The answer to the many ache-and-pain questions I ask at the doctor’s office? “You’re around the age that starts happening.”
The aging reminders are everywhere. Most professional athletes are younger than I am. The babies I watched as a teenager are having babies. Scrolling for my birth year in an online form feels like playing the slots.
I catch onto trends just as they are going out of style. I asked my husband the other day if a new swimsuit made me look mom-ish. He replied, “You are a mom, so…” I didn’t know how to take that.
My mind says I’m in my late 20s. My birth certificate and joints say otherwise.
Though our hair may thin and our jowls (amongst other things) may fall, we simultaneously shed the stuff that no longer matters. There is peace in letting go of trying to be who we once were. There is strength in embracing who we’re becoming instead.

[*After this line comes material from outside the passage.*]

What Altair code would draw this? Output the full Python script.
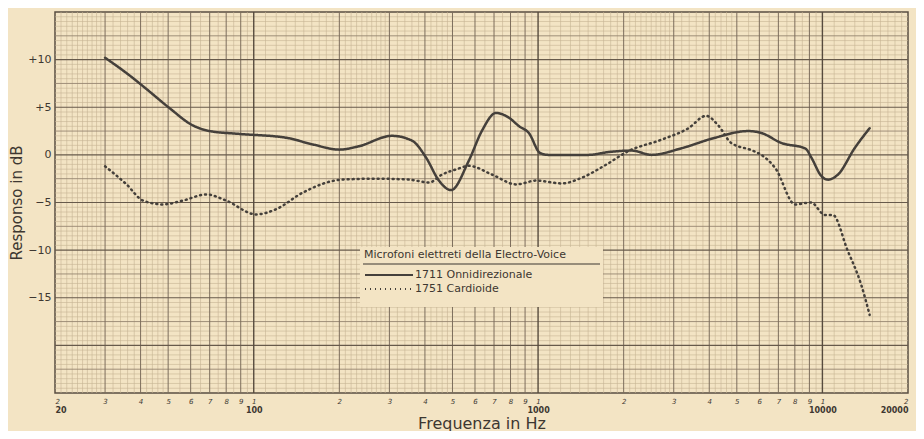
import altair as alt
import pandas as pd
import numpy as np

# ---- data ----
omni_freq = [30, 36, 42, 50.6, 61, 70, 89, 130, 161, 200, 234, 306, 360, 404, 448, 494,
             571, 634, 711, 790, 858, 928, 1016, 1084, 1506, 1772, 2134, 2510, 3200, 4192,
             5480, 6100, 7170, 8720, 9150, 9900, 10470, 11350, 12980, 14660]
omni_db = [10.2, 8.5, 6.9, 4.9, 3.1, 2.5, 2.2, 1.8, 1.1, 0.55, 0.9, 2.0, 1.5, -0.3, -2.7, -3.7,
           -0.6, 2.5, 4.4, 3.9, 3.0, 2.3, 0.2, 0.0, 0.0, 0.3, 0.45, 0.0, 0.7, 1.8,
           2.5, 2.3, 1.25, 0.66, -0.3, -2.2, -2.6, -2.06, 0.7, 2.8]

card_freq = [30, 35.7, 40.8, 47.9, 56.3, 68.2, 80, 102, 120, 148, 204, 270, 352, 414, 460,
             518, 571, 688, 838, 985, 1212, 1424, 1730, 2080, 2720, 3380, 3900, 4300, 4780,
             5620, 6100, 6830, 8020, 9120, 10200, 10870, 12250, 13680, 14660]
card_db = [-1.2, -3.1, -4.8, -5.2, -4.8, -4.15, -4.8, -6.25, -5.7, -4.0, -2.6, -2.5, -2.6, -2.9,
           -2.06, -1.5, -1.15, -2.06, -3.1, -2.7, -3.0, -2.4, -1.05, 0.4, 1.6, 2.8, 4.1, 3.1,
           1.25, 0.5, 0.0, -1.4, -5.2, -5.0, -6.3, -6.3, -10.0, -13.6, -16.8]

series_names = ["1711 Onnidirezionale", "1751 Cardioide"]
legend_title = "Microfoni elettreti della Electro-Voice"

y_tick_values = [-15, -10, -5, 0, 5, 10]
decade_labels = [20, 100, 1000, 10000, 20000]

# ---- styling ----
PAPER = "#f3e4c4"
INK = "#3d3731"
CURVE = "#45403b"
FONT = "DejaVu Sans"

curves = pd.concat([
    pd.DataFrame({"f": omni_freq, "db": omni_db, "serie": series_names[0]}),
    pd.DataFrame({"f": card_freq, "db": card_db, "serie": series_names[1]}),
])

x_scale = alt.Scale(type="log", domain=[20, 20000], nice=False)
y_scale = alt.Scale(domain=[-25, 15], nice=False)

# graph-paper grid positions
major_x, minor_x = [], []
for d in [10, 100, 1000, 10000]:
    for k in range(1, 10):
        v = k * d
        if 20 <= v <= 20000:
            major_x.append(v)
    for a, b, s in [(1, 2, 0.1), (2, 3, 0.1), (3, 5, 0.2), (5, 10, 0.5)]:
        for m in np.arange(a + s, b - 1e-9, s):
            if abs(m - round(m)) < 1e-6:
                continue
            v = round(m * d, 6)
            if 20 < v < 20000:
                minor_x.append(v)
digit_ticks = major_x

minor_y = [v for v in np.arange(-25, 15.01, 0.5) if abs(v / 2.5 - round(v / 2.5)) > 1e-6]
mid_y = [v for v in np.arange(-22.5, 15, 5.0)]
major_y = [v for v in np.arange(-20, 15, 5.0)]

def vrules(vals, color, w):
    return alt.Chart(pd.DataFrame({"f": vals})).mark_rule(color=color, strokeWidth=w).encode(
        x=alt.X("f:Q", scale=x_scale, axis=None))

def hrules(vals, color, w):
    return alt.Chart(pd.DataFrame({"db": vals})).mark_rule(color=color, strokeWidth=w).encode(
        y=alt.Y("db:Q", scale=y_scale, axis=None))

grid = [
    vrules(minor_x, "#c6b393", 0.6),
    hrules(minor_y, "#c6b393", 0.6),
    hrules(mid_y, "#968670", 0.9),
    vrules([v for v in major_x if v not in decade_labels], "#7c6d5c", 1.0),
    hrules(major_y, "#675a4b", 1.2),
    vrules([100, 1000, 10000], "#574b3e", 1.4),
]

legend_box = alt.Chart(pd.DataFrame({"a": [0]})).mark_rect(color=PAPER).encode(
    x=alt.value(305), x2=alt.value(548), y=alt.value(235), y2=alt.value(295))
underline = alt.Chart(pd.DataFrame({"a": [0]})).mark_rule(color=INK, strokeWidth=1.2).encode(
    x=alt.value(308), x2=alt.value(545), y=alt.value(252))

lines = alt.Chart(curves).mark_line(interpolate="monotone", strokeWidth=2.5,
                                    strokeCap="round", color=CURVE).encode(
    x=alt.X("f:Q", scale=x_scale,
            axis=alt.Axis(values=digit_ticks, labelExpr="substring('' + datum.value, 0, 1)",
                          orient="bottom", title=None, ticks=False, domain=False, grid=False,
                          labelFontSize=7, labelFontStyle="italic", labelFont=FONT,
                          labelColor=INK, labelPadding=4, labelOverlap=False)),
    y=alt.Y("db:Q", scale=y_scale,
            axis=alt.Axis(values=y_tick_values, orient="left",
                          labelExpr="datum.value > 0 ? '+' + datum.label : datum.label",
                          title="Responso in dB", titleFont=FONT, titleFontSize=15,
                          titleFontWeight="normal", titleColor=INK, titlePadding=3,
                          labelFont=FONT, labelFontSize=11, labelColor=INK, labelPadding=4,
                          ticks=False, domain=False, grid=False)),
    strokeDash=alt.StrokeDash("serie:N",
                              scale=alt.Scale(domain=series_names, range=[[1, 0], [1, 4]]),
                              legend=alt.Legend(title=legend_title, orient="none",
                                                legendX=309, legendY=237,
                                                titleFont=FONT, titleFontSize=11,
                                                titleFontWeight="normal", titleColor=INK,
                                                titlePadding=8, titleLimit=400,
                                                labelFont=FONT, labelFontSize=11,
                                                labelColor=INK, labelOffset=37, labelLimit=400,
                                                symbolType="M-1,0H7", symbolSize=144,
                                                symbolStrokeColor=CURVE, symbolStrokeWidth=2,
                                                rowPadding=2, padding=0)),
)

decade_axis = alt.Chart(pd.DataFrame({"f": decade_labels})).mark_rule(opacity=0).encode(
    x=alt.X("f:Q", scale=x_scale,
            axis=alt.Axis(values=decade_labels, format="d", title="Frequenza in Hz",
                          orient="bottom",
                          titleFont=FONT, titleFontSize=16, titleFontWeight="normal",
                          titleColor=INK, titlePadding=1,
                          labelFont=FONT, labelFontSize=8, labelFontWeight="bold",
                          labelColor=INK, labelPadding=13, labelOverlap=False,
                          labelFlush=True, labelBound=False,
                          ticks=False, domain=False, grid=False)))

chart = alt.layer(*grid, legend_box, underline, lines, decade_axis).resolve_axis(
    x="independent", y="independent").properties(
    width=853, height=381,
    padding={"left": 47, "top": 4, "right": 8, "bottom": 38},
    autosize=alt.AutoSizeParams(type="none"),
    background=PAPER,
).configure_view(stroke="#5a4e41", strokeWidth=1.5)

chart.save("out.html", embed_options={"renderer": "svg", "actions": False})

I bought the straight-leg jeans, but I’ll probably still wear the skinnies. I’ve retired a few dance moves, but I’ll still be rocking the dance floor at weddings. I’m starting to use the creams to soften my age, but I want to embrace the lines that show years of smiles.

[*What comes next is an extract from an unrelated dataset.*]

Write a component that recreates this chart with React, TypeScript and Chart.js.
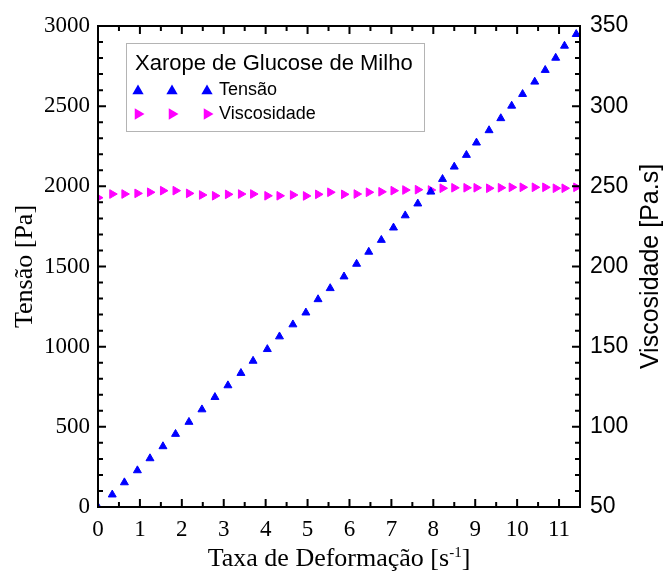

More importantly, the happiness I once sought in the social scene matured into the joy I discovered in simple family moments. My passion for making a difference in the world evolved from big volunteer events into raising kind, responsible young men and giving back in small ways. My youthful preoccupation with how my body looks shifted to an understanding of what makes my body strong.
I’m not who I was at 18, but I’d like to think I’m a better version now.
I don’t know what “age” I’ll settle into as my body continues to change. But I hope to have that same youthful twinkle my grandma revealed as she held my hands in hers, wrinkled from a life well lived.